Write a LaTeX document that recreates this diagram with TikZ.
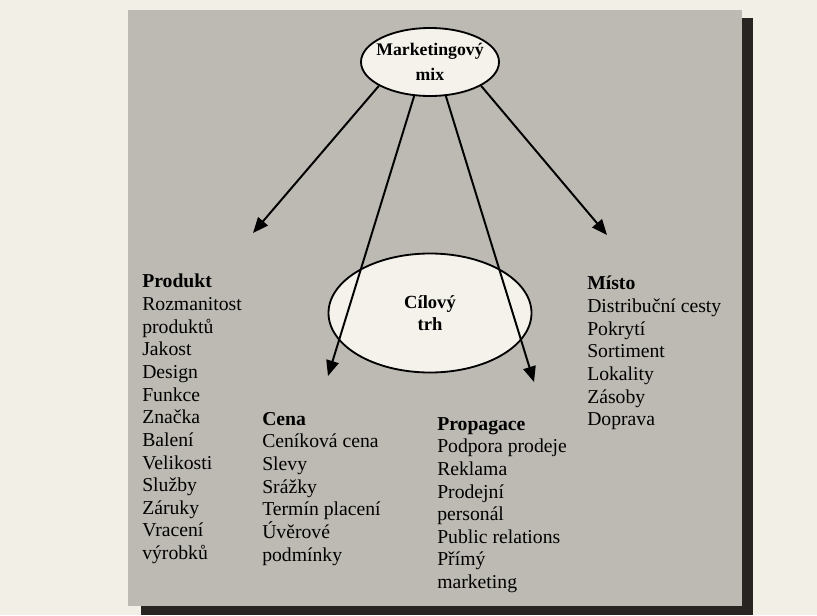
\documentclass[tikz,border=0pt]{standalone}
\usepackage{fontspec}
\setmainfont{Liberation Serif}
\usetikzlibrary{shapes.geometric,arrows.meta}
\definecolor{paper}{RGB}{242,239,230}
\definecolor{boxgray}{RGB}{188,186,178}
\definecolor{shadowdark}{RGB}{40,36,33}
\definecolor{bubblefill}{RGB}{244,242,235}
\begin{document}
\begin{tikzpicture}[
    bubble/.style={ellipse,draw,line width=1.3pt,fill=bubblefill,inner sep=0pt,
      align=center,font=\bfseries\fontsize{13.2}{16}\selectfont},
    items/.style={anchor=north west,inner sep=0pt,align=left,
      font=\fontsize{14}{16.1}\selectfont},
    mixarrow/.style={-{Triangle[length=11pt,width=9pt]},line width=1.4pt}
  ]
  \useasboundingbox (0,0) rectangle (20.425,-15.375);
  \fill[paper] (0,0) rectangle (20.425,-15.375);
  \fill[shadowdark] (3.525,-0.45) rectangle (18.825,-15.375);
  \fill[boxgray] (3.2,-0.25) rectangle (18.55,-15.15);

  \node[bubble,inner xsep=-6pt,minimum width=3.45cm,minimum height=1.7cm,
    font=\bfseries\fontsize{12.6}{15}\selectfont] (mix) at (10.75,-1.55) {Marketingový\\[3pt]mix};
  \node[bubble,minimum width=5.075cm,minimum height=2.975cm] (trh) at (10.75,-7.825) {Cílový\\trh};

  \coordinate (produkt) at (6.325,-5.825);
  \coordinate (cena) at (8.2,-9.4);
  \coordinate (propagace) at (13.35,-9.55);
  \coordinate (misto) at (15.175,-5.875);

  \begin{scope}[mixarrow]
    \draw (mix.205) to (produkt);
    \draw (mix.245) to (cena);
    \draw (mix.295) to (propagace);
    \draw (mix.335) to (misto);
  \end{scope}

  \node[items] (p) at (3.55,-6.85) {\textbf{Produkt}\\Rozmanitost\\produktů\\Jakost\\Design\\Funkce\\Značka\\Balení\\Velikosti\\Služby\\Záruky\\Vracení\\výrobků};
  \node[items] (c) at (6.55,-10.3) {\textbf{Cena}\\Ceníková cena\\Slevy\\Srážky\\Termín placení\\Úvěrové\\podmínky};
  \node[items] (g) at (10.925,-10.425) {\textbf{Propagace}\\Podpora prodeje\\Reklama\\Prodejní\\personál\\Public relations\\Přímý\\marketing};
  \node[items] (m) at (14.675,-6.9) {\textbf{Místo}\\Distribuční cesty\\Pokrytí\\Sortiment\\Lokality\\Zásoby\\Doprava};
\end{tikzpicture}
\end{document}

########################################

Take the listing above and restate it word for word, without its pictures.

== Complete answer ==
Write a LaTeX document that recreates this diagram with TikZ.
\documentclass[tikz,border=0pt]{standalone}
\usepackage{fontspec}
\setmainfont{Liberation Serif}
\usetikzlibrary{shapes.geometric,arrows.meta}
\definecolor{paper}{RGB}{242,239,230}
\definecolor{boxgray}{RGB}{188,186,178}
\definecolor{shadowdark}{RGB}{40,36,33}
\definecolor{bubblefill}{RGB}{244,242,235}
\begin{document}
\begin{tikzpicture}[
    bubble/.style={ellipse,draw,line width=1.3pt,fill=bubblefill,inner sep=0pt,
      align=center,font=\bfseries\fontsize{13.2}{16}\selectfont},
    items/.style={anchor=north west,inner sep=0pt,align=left,
      font=\fontsize{14}{16.1}\selectfont},
    mixarrow/.style={-{Triangle[length=11pt,width=9pt]},line width=1.4pt}
  ]
  \useasboundingbox (0,0) rectangle (20.425,-15.375);
  \fill[paper] (0,0) rectangle (20.425,-15.375);
  \fill[shadowdark] (3.525,-0.45) rectangle (18.825,-15.375);
  \fill[boxgray] (3.2,-0.25) rectangle (18.55,-15.15);

  \node[bubble,inner xsep=-6pt,minimum width=3.45cm,minimum height=1.7cm,
    font=\bfseries\fontsize{12.6}{15}\selectfont] (mix) at (10.75,-1.55) {Marketingový\\[3pt]mix};
  \node[bubble,minimum width=5.075cm,minimum height=2.975cm] (trh) at (10.75,-7.825) {Cílový\\trh};

  \coordinate (produkt) at (6.325,-5.825);
  \coordinate (cena) at (8.2,-9.4);
  \coordinate (propagace) at (13.35,-9.55);
  \coordinate (misto) at (15.175,-5.875);

  \begin{scope}[mixarrow]
    \draw (mix.205) to (produkt);
    \draw (mix.245) to (cena);
    \draw (mix.295) to (propagace);
    \draw (mix.335) to (misto);
  \end{scope}

  \node[items] (p) at (3.55,-6.85) {\textbf{Produkt}\\Rozmanitost\\produktů\\Jakost\\Design\\Funkce\\Značka\\Balení\\Velikosti\\Služby\\Záruky\\Vracení\\výrobků};
  \node[items] (c) at (6.55,-10.3) {\textbf{Cena}\\Ceníková cena\\Slevy\\Srážky\\Termín placení\\Úvěrové\\podmínky};
  \node[items] (g) at (10.925,-10.425) {\textbf{Propagace}\\Podpora prodeje\\Reklama\\Prodejní\\personál\\Public relations\\Přímý\\marketing};
  \node[items] (m) at (14.675,-6.9) {\textbf{Místo}\\Distribuční cesty\\Pokrytí\\Sortiment\\Lokality\\Zásoby\\Doprava};
\end{tikzpicture}
\end{document}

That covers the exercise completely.